Configuration is controlled at boot by the MTDI strapping pin (GPIO12):

  • MTDI = 0 (default):
    • VDD_SDIO is fed directly from VDD3P3_RTC at 3.3V, bypassing the internal LDO.
  • MTDI = 1:
    • VDD_SDIO is powered from the internal 1.8V LDO.

The internal LDO can supply up to 40 mA which is enough to power a small flash chip but not anything beyond that. It exists specifically to support low-power flash chips, not as a general-purpose 1.8V rail.

Current Limitation

GPIOs have two distinct current limits. Per the ESP32 Series Datasheet §5.3, Table 12 (“DC Characteristics”)1.

Per-Pin

The maximum current a single pin can safely source or sink. Exceeding this stresses the pin’s output driver and can permanently damage the silicon. This is the limit that current-limiting resistors (such as with LEDs) manage.

Maximum Drive Strength:

  • Source (IOH):
    • Up to 40 mA (CPU/RTC Domains) and 20 mA (SDIO) per Pin.
  • Sink (IOL):
    • Up to 28 mA per Pin.
  • Conservative Guideline for Sustained Operation: 12 mA per Pin.

Per-Power-Domain

The total current that can flow through all active pins in the same domain at once. The bond wire and on-chip distribution feeding each domain has finite capacity. The per-pin limit being satisfied for every pin individually doesn’t mean the domain can supply all of them simultaneously.

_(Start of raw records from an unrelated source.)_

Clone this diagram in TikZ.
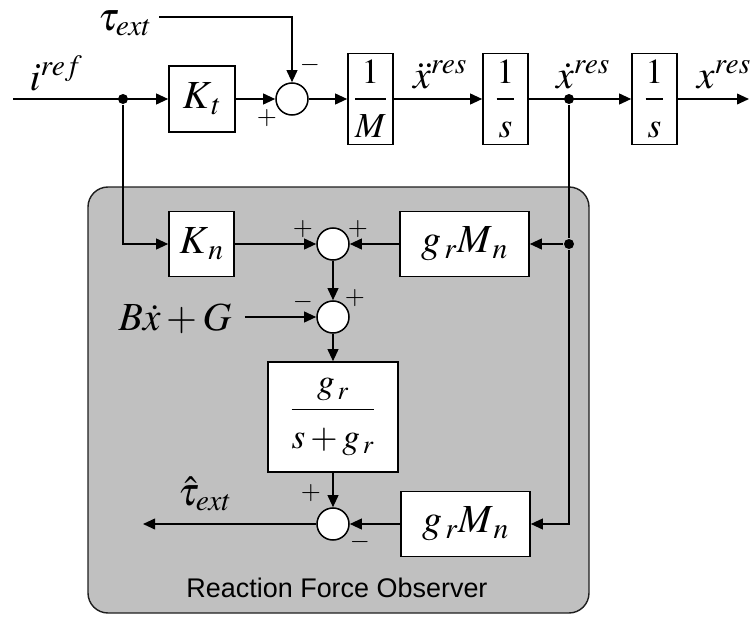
\documentclass[tikz,border=0pt]{standalone}
\usepackage{amsmath}
\usepackage{mathptmx}
\usepackage{fontspec}
\setmainfont{Liberation Serif}
\newfontfamily\arialfont{Liberation Sans}
\usetikzlibrary{arrows.meta,positioning,calc}
\definecolor{rfogris}{RGB}{192,192,192}
\definecolor{rfotrait}{RGB}{30,30,30}
% spread-out fraction for the blocks
\newcommand{\blkfrac}[2]{\dfrac{\rule[-9pt]{0pt}{0pt}#1}{\rule{0pt}{29pt}#2}}

\begin{document}
\begin{tikzpicture}[x=0.03cm, y=-0.03cm, line width=1.5pt,
  >={Triangle[length=3.6mm,width=3.2mm]},
  blk/.style={rectangle, draw, fill=white, line width=1.3pt, inner sep=1pt,
    font=\fontsize{34}{40}\selectfont},
  frc/.style={blk, font=\fontsize{30}{36}\selectfont},
  sum/.style={circle, draw, fill=white, minimum size=0.96cm, inner sep=0pt,
    line width=1.3pt},
  sig/.style={font=\fontsize{22}{24}\selectfont, inner sep=0pt},
  lbl/.style={font=\fontsize{34}{40}\selectfont, inner sep=0pt, anchor=base},
  dot/.style={circle, fill, inner sep=0pt, minimum size=0.3cm}
]
  \useasboundingbox (0,0) rectangle (751,617);

  % observer background
  \draw[rfotrait, fill=rfogris, line width=1.2pt, rounded corners=0.6cm]
    (88,187) rectangle (589,613);
  \node[font=\arialfont\fontsize{23}{27}\selectfont, anchor=base] (rfo) at (337,597)
    {Reaction Force Observer};

  % plant
  \coordinate (in) at (13,99);
  \node[dot] (j1) at (123,99) {};
  \node[blk, minimum width=1.98cm, minimum height=1.98cm] (Kt) at (202,99) {$K_{\,t}$};
  \node[sum] (s1) at (292,99) {};
  \node[frc, minimum width=1.35cm, minimum height=2.73cm] (invM) at (370.5,99) {$\blkfrac{1}{M}$};
  \node[frc, minimum width=1.35cm, minimum height=2.73cm] (int1) at (505.5,99) {$\blkfrac{1}{s}$};
  \node[dot] (j2) at (569,99) {};
  \node[frc, minimum width=1.35cm, minimum height=2.73cm] (int2) at (654.5,99) {$\blkfrac{1}{s}$};
  \coordinate (out) at (749,99);

  \node[lbl] (iref) at (56,90) {$i^{ref}$};
  \node[lbl] (tau) at (125,30) {$\tau_{ext}$};
  \coordinate (t0) at (159,17);
  \node[lbl] (acc) at (440,88) {$\ddot{x}^{res}$};
  \node[lbl] (vel) at (583,88) {$\dot{x}^{res}$};
  \node[lbl, anchor=base west] (pos) at (696,88) {$x^{res}$};

  % observer
  \node[blk, minimum width=1.95cm, minimum height=1.95cm] (Kn) at (201.5,244) {$K_{\,n}$};
  \node[sum] (s2) at (333,244) {};
  \node[blk, minimum width=3.87cm, minimum height=1.95cm] (gm1) at (464.5,244) {$g_{\,r}M_{\,n}$};
  \node[dot] (j3) at (569,244) {};
  \node[sum] (s3) at (333,317) {};
  \node[lbl, outer xsep=0.4cm] (bg) at (175,330) {$B\dot{x}+G$};
  \node[frc, minimum width=3.9cm, minimum height=3.3cm] (filt) at (333,417) {$\blkfrac{g_{\,r}}{s+g_{\,r}}$};
  \node[sum] (s4) at (333,524) {};
  \node[blk, minimum width=3.87cm, minimum height=1.95cm] (gm2) at (465.5,524) {$g_{\,r}M_{\,n}$};
  \coordinate (est) at (143,524);
  \node[lbl] (tauh) at (205,505) {$\hat{\tau}_{ext}$};

  % signs
  \node[sig] at (310,65) {$-$};
  \node[sig] at (267,118) {$+$};
  \node[sig] at (303,229) {$+$};
  \node[sig] at (358,229) {$+$};
  \node[sig] at (303,302) {$-$};
  \node[sig] at (355,298) {$+$};
  \node[sig] at (311,493) {$+$};
  \node[sig] at (360,542) {$-$};

  % connections
  \draw[->] (in) -- (Kt);
  \draw[->] (Kt) -- (s1);
  \draw[->] (t0) -| (s1);
  \draw[->] (s1) -- (invM);
  \draw[->] (invM) -- (int1);
  \draw[->] (int1) -- (int2);
  \draw[->] (int2) -- (out);
  \draw[->] (j1) |- (Kn);
  \draw[->] (Kn) -- (s2);
  \draw[->] (j2) -- (j3) |- (gm2);
  \draw[->] (j3) -- (gm1);
  \draw[->] (gm1) -- (s2);
  \draw[->] (s2) -- (s3);
  \draw[->] (bg.east |- s3) -- (s3);
  \draw[->] (s3) -- (filt);
  \draw[->] (filt) -- (s4);
  \draw[->] (gm2) -- (s4);
  \draw[->] (s4) -- (est);
\end{tikzpicture}
\end{document}
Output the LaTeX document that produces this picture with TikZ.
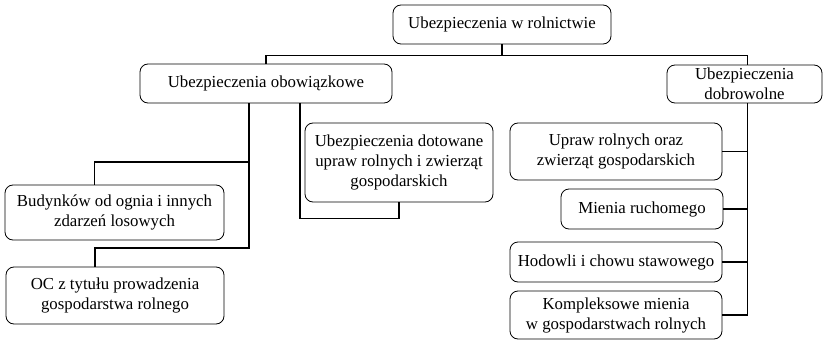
\documentclass[tikz,border=0pt]{standalone}
\usepackage{fontspec}
\setmainfont{Liberation Serif}
\usetikzlibrary{positioning}
\tikzset{
  box/.style={draw, line width=0.8pt, rounded corners=8pt, align=center, inner sep=2pt},
  link/.style={line width=1.3pt}
}
\begin{document}
\begin{tikzpicture}[x=1pt, y=-1pt, font=\fontsize{16.8}{20}\selectfont]
            \useasboundingbox (0,0) rectangle (823,340);
            % main levels
            \node[box, minimum width=218pt, minimum height=39pt] (rol) at (502,24.5) {Ubezpieczenia w rolnictwie};
            \node[box, minimum width=252pt, minimum height=39pt] (obow) at (266,83.5) {Ubezpieczenia obowiązkowe};
            \node[box, minimum width=155pt, minimum height=38pt] (dobr) at (744.5,84) {Ubezpieczenia\\dobrowolne};
            % obowiazkowe
            \node[box, minimum width=219pt, minimum height=55pt] (bud) at (114.5,212.5) {Budynków od ognia i innych\\zdarzeń losowych};
            \node[box, minimum width=218pt, minimum height=57pt] (oc) at (115,295.5) {OC z tytułu prowadzenia\\gospodarstwa rolnego};
            \node[box, minimum width=188pt, minimum height=79pt] (dot) at (399,162.5) {Ubezpieczenia dotowane\\upraw rolnych i zwierząt\\gospodarskich};
            % dobrowolne
            \node[box, minimum width=212pt, minimum height=57pt] (upr) at (616,151.5) {Upraw rolnych oraz\\zwierząt gospodarskich};
            \node[box, minimum width=162pt, minimum height=40pt] (mie) at (642,209) {Mienia ruchomego};
            \node[box, minimum width=212pt, minimum height=40pt] (hod) at (616,262) {Hodowli i chowu stawowego};
            \node[box, minimum width=212pt, minimum height=48pt] (kom) at (616,315) {Kompleksowe mienia\\w gospodarstwach rolnych};
            % connectors
            \draw[link] (rol.south) -- ++(0,11) coordinate (bus);
            \draw[link] (obow.north) |- (bus) -| ([xshift=3pt]dobr.north);
            \coordinate (bL) at (249,162);
            \coordinate (oL) at (249,248);
            \draw[link] ([xshift=-17pt]obow.south) -- (oL) -| ([xshift=-20pt]oc.north);
            \draw[link] (bL) -| ([xshift=-20pt]bud.north);
            \draw[link] ([xshift=34pt]obow.south) |- ([yshift=-16pt]dot.south) -- (dot.south);
            \coordinate (rR) at ([xshift=3pt]dobr.south);
            \draw[link] (rR) |- (kom.east);
            \draw[link] (upr.east) -- (upr.east -| rR);
            \draw[link] (mie.east) -- (mie.east -| rR);
            \draw[link] (hod.east) -- (hod.east -| rR);
        \end{tikzpicture}
\end{document}
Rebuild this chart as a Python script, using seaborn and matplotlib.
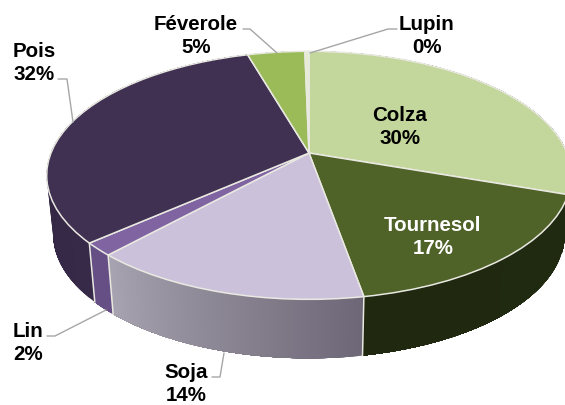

The datasheet doesn’t give a single hard ceiling. It does include a footnote:

  • As more pins in the same domain source current simultaneously,the available per-pin current drops from ~40 mA toward ~29 mA.

So the per-pin and per-domain limits are coupled. The more pins active at once, the less each one is allowed to push.

This is internal to the chip, distinct from the AMS1117 LDO’s ~800 mA total capacity on the 3V3 rail. The 3V3 rail feeds all three chip VDD pins in parallel, so I’m assuming the regulator’s limit caps the sum across all domains plus anything else drawn from the 3V3 header pin.